Neither series have been released on DVD. As part of the BBC Writer's Room project, the shooting script for the first episode of Paradise Heights is available to download from the Writer's Room website.

==Cast==
- Neil Morrissey as Charlie Eustace
- Charles Dale as Clive Eustace
- Ralf Little as Richard Eustace
- Nigel Betts as Eddie Aspen
- Lee Oakes as Davey Robinson

===Paradise Heights===
- Joanne Froggatt as Julia Sawyer
- Pam Ferris as Marion Eustace
- David Troughton as Jack Edwards
- Rupert Evans as Toby Edwards
- Lindsey Coulson as Claire Eustace
- Bruce Byron as Terry Hennessy
- Marcia Mantack as Angie James
- Mary Tamm as Yvonne Edwards
- Nicky Ladanowski as Mandy Cutler
- Danielle Brown as Kylie James
- Michael Hadley as D.I. Hannington
- Nicholas Harvey as Sam Eustace

===The Eustace Bros.===
- Beth Goddard as Melissa Garvey
- Matthew Beard as Sam Eustace

==Episodes==
===Series 1: Paradise Heights (2002)===

| No. | Title | Directed by | Written by | Original release date | Viewers (millions) |
| 1 | TBA | Ashley Pearce | Ashley Pharoah | 2 July 2002 | 7.05 |
Local big-shot Jack Edwards, to whom the Eustace's are heavily in debt, intercepts a diesel consignment on its way from France to the warehouse.
| 2 | TBA | Ashley Pearce | Ashley Pharoah | 9 July 2002 | 5.18 |
The Eustace siblings try to pay off their debt to Jack Edwards with the help of some rare animals and a disreputable vet.
| 3 | TBA | Ashley Pearce | Ashley Pharoah | 16 July 2002 | 4.84 |
The brothers are persuaded to smuggle immigrants into Britain. The women, meanwhile, have set up a sex chat line.
| 4 | TBA | David Innes Edwards | Adrian Mead | 23 July 2002 | 4.64 |
An electrocuted cow, a counterfeiting scam and a fright for Charlie punctuate the Eustace's mounting problems.
| 5 | TBA | David Innes Edwards | Ashley Pharoah | 30 July 2002 | N/A |
A face from the past comes back into the Eustace's lives with potentially disastrous consequences.
| 6 | TBA | David Innes Edwards | Ashley Pharoah | 6 August 2002 | N/A |
Life with the Eustaces' is even more chaotic than usual as Julia and Toby's wedding looms.

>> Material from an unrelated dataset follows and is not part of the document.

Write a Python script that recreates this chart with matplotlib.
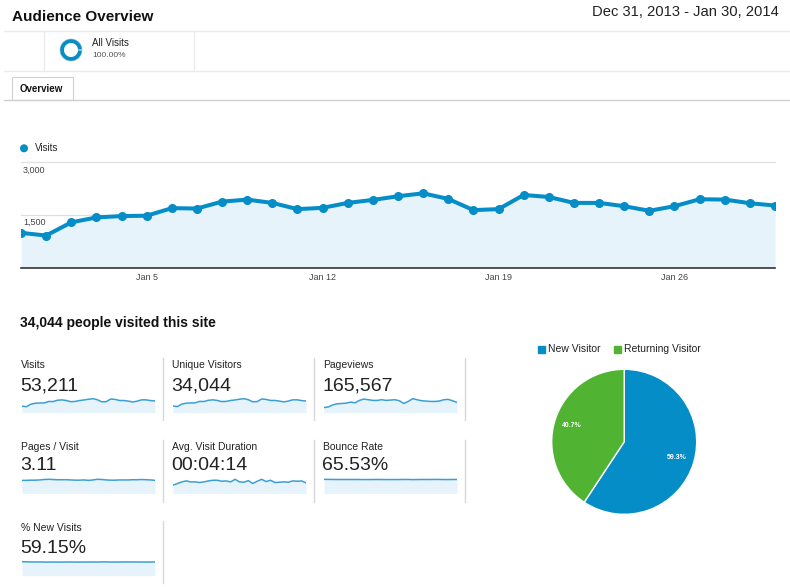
import numpy as np
import matplotlib
matplotlib.use("Agg")
import matplotlib.pyplot as plt
from matplotlib.patches import Wedge, Rectangle, Circle

plt.rcParams['font.family'] = ['Liberation Sans', 'DejaVu Sans']

W, H = 790, 587
BLUE = '#058DC7'
GREEN = '#50B432'
FILL = '#E6F3FA'

# ---- data ----
visits = [985, 909, 1283, 1424, 1463, 1472, 1688, 1677, 1874, 1930, 1837,
          1660, 1697, 1837, 1922, 2026, 2110, 1950, 1632, 1660, 2062, 2006,
          1837, 1837, 1744, 1612, 1744, 1941, 1932, 1828, 1762]
x_tick_pos = [5, 12, 19, 26]
x_tick_labels = ['Jan 5', 'Jan 12', 'Jan 19', 'Jan 26']
y_ticks = [1500, 3000]
y_tick_labels = ['1,500', '3,000']

unique_visitors = [640, 590, 830, 920, 940, 950, 1090, 1080, 1200, 1240, 1180,
                   1070, 1090, 1180, 1230, 1300, 1350, 1250, 1050, 1070, 1320,
                   1280, 1180, 1180, 1120, 1040, 1120, 1240, 1240, 1170, 1130]
pageviews = [2430, 2754, 3726, 4212, 4374, 4536, 5022, 4698, 5832, 6480, 6156,
             5832, 5832, 6156, 5832, 5994, 6156, 5670, 4374, 5346, 6642, 6156,
             5670, 5508, 5346, 5346, 5508, 6156, 6318, 5670, 4860]
pages_per_visit = [3.0, 3.0, 3.05, 3.05, 3.1, 3.2, 3.25, 3.2, 3.15, 3.15, 3.15,
                   3.1, 3.05, 3.05, 3.1, 3.0, 3.1, 3.25, 3.2, 3.1, 3.05, 3.05,
                   3.1, 3.1, 3.1, 3.15, 3.15, 3.2, 3.15, 3.1, 3.0]
avg_duration = [176, 212, 247, 268, 247, 247, 233, 247, 268, 282, 282, 261, 268,
                247, 303, 247, 240, 275, 212, 261, 303, 254, 282, 233, 240, 247,
                240, 268, 261, 268, 226]
bounce_rate = [66.5, 66.0, 65.8, 65.6, 65.5, 65.5, 65.6, 65.5, 65.4, 65.3, 65.3,
               65.5, 65.6, 65.4, 65.3, 65.2, 65.3, 65.4, 65.8, 65.7, 65.1, 65.3,
               65.6, 65.5, 65.6, 65.9, 65.7, 65.4, 65.4, 65.6, 65.8]
new_visits_pct = [60.5, 60.0, 59.5, 59.2, 59.4, 59.0, 58.8, 59.2, 59.0, 58.9, 59.1,
                  59.3, 59.0, 58.8, 59.0, 59.2, 59.3, 59.0, 59.5, 59.6, 58.9, 59.0,
                  59.2, 59.3, 59.5, 59.4, 59.2, 59.0, 58.9, 59.1, 59.3]

metric_names = ['Visits', 'Unique Visitors', 'Pageviews', 'Pages / Visit',
                'Avg. Visit Duration', 'Bounce Rate', '% New Visits']
metric_values = ['53,211', '34,044', '165,567', '3.11', '00:04:14', '65.53%', '59.15%']
metric_series = [visits, unique_visitors, pageviews, pages_per_visit,
                 avg_duration, bounce_rate, new_visits_pct]

pie_labels = ['New Visitor', 'Returning Visitor']
pie_values = [59.3, 40.7]
pie_colors = [BLUE, GREEN]

fig = plt.figure(figsize=(W / 100, H / 100), dpi=100)
fig.patch.set_facecolor('white')


def px_axes(x, y, w, h, **kw):
    return fig.add_axes([x / W, 1 - (y + h) / H, w / W, h / H], **kw)


# overlay for header, text and dividers
ov = px_axes(0, 0, W, H)
ov.set_xlim(0, W)
ov.set_ylim(H, 0)
ov.axis('off')

ov.text(12, 17, 'Audience Overview', fontsize=11, fontweight='bold', va='center', color='#111')
ov.text(779, 12.5, 'Dec 31, 2013 - Jan 30, 2014', fontsize=10.6, ha='right', va='center', color='#222')

for yy in (30.7, 70.7):
    ov.plot([4, W], [yy, yy], color='#EBEBEB', lw=1)
for xx in (44, 194):
    ov.plot([xx, xx], [30.7, 70.7], color='#EBEBEB', lw=1)
ov.plot([4, W], [100, 100], color='#CFCFCF', lw=1)
ov.add_patch(Rectangle((12, 77), 61, 23, facecolor='white', edgecolor='#D0D0D0', lw=0.8))
ov.text(20, 89, 'Overview', fontsize=7, fontweight='bold', va='center', color='#111')

# segment donut icon
ov.add_patch(Circle((71, 50), 11, facecolor='none', edgecolor='#B8C8D2', lw=0.6))
ov.add_patch(Wedge((71, 50), 10.8, 3, 357, width=3.8, facecolor=BLUE, edgecolor='none'))
ov.text(92, 43, 'All Visits', fontsize=7, va='center', color='#222')
ov.text(92, 55.5, '100.00%', fontsize=6, va='center', color='#555')

# main chart legend
ov.add_patch(Circle((24, 148.3), 3.3, color=BLUE))
ov.text(35, 148.3, 'Visits', fontsize=7, va='center', color='#222')

# ---- main chart ----
ax = px_axes(21, 162, 754, 105.5)
x = np.arange(len(visits))
ax.fill_between(x, visits, color=FILL, lw=0)
ax.plot(x, visits, color=BLUE, lw=2.9, marker='o', markersize=5.5, solid_capstyle='round')
ax.set_xlim(0, len(visits) - 1)
ax.set_ylim(0, 3000)
for v in y_ticks:
    ax.axhline(v, color='#E0E0E0', lw=0.9, zorder=0, clip_on=False)
ax.set_yticks([])
for v, lab in zip(y_ticks, y_tick_labels):
    ax.annotate(lab, (0, v), xycoords=('axes fraction', 'data'), xytext=(1.5, -2.5),
                textcoords='offset points', va='top', ha='left', fontsize=6.5, color='#444')
ax.set_xticks(x_tick_pos)
ax.set_xticklabels(x_tick_labels, fontsize=6.5, color='#444')
ax.tick_params(axis='x', length=0, pad=4)
for s in ('top', 'left', 'right'):
    ax.spines[s].set_visible(False)
ax.spines['bottom'].set_color('#333333')
ax.spines['bottom'].set_linewidth(1.2)

# ---- metrics ----
ov.text(20, 323.5, '34,044 people visited this site', fontsize=10, fontweight='bold',
        va='center', color='#111')

col_x = [21, 172, 323]
row_label_y = [365, 446.7, 528.3]
row_value_y = [385.7, 466, 548.3]
row_spark_bottom = [412.7, 493.3, 575.7]

for i, (name, val, series) in enumerate(zip(metric_names, metric_values, metric_series)):
    r, c = divmod(i, 3)
    ov.text(col_x[c], row_label_y[r], name, fontsize=7.5, va='center', color='#222')
    ov.text(col_x[c] - 1, row_value_y[r], val, fontsize=14, va='center', color='#222')
    sp = px_axes(col_x[c] + 1, row_spark_bottom[r] - 20, 133, 20)
    sx = np.arange(len(series))
    top = max(series) * 20 / 14.0
    sp.fill_between(sx, series, color=FILL, lw=0)
    sp.plot(sx, series, color='#3A9FD6', lw=1.1)
    sp.set_xlim(0, len(series) - 1)
    sp.set_ylim(0, top)
    sp.axis('off')

div_col = '#D8D8D8'
for xx in (163, 314, 465):
    ov.plot([xx, xx], [358, 420], color=div_col, lw=1)
    ov.plot([xx, xx], [440, 502], color=div_col, lw=1)
ov.plot([163, 163], [521, 583], color=div_col, lw=1)

# ---- pie ----
pa = px_axes(624.2 - 72.5, 441.8 - 72.5, 145, 145)
wedges, _, autot = pa.pie(pie_values, colors=pie_colors, startangle=90, counterclock=False,
                          autopct='%.1f%%', pctdistance=0.76,
                          wedgeprops=dict(edgecolor='white', linewidth=1),
                          textprops=dict(color='white', fontsize=5, fontweight='bold'))
pa.set_xlim(-1, 1)
pa.set_ylim(-1, 1)
pa.set_aspect('equal')

leg_x = [537.5, 613.5]
for lab, col, lx in zip(pie_labels, pie_colors, leg_x):
    ov.add_patch(Rectangle((lx, 345.5), 7, 7, color=col))
    ov.text(lx + 11, 349.3, lab, fontsize=7.5, va='center', color='#222')

fig.savefig('out.png', dpi=100, facecolor='white')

===Series 2: The Eustace Bros. (2003)===

| No. | Title | Directed by | Written by | Original release date | Viewers (millions) |
| 1 | TBA | David Innes Edwards | Ashley Pharoah | 15 July 2003 | 4.13 |
The brothers take on a job which sees them up against the armed forces after Charlie falls for a businesswoman.
| 2 | TBA | David Innes Edwards | Ashley Pharoah | 22 July 2003 | N/A |
Melissa and Charlie pretend to be engaged to clinch a deal.
| 3 | TBA | Rob Evans | Adrian Mead | 29 July 2003 | 4.70 |
Clive's first love reappears, leading him to uncover a secret.
| 4 | TBA | Rob Evans | Ashley Pharoah | 5 August 2003 | 3.80 |
Dead badgers and aggressive locals hamper the brothers' trip to Somerset.
| 5 | TBA | Paul Harrison | Dan Sefton | 12 August 2003 | 3.60 |
A job stripping out a mental asylum threatens to divide the brothers, as Clive questions Melissa's role in the business.
| 6 | TBA | Paul Harrison | Ashley Pharoah | 19 August 2003 | N/A |
Clive ponders if he will find love again.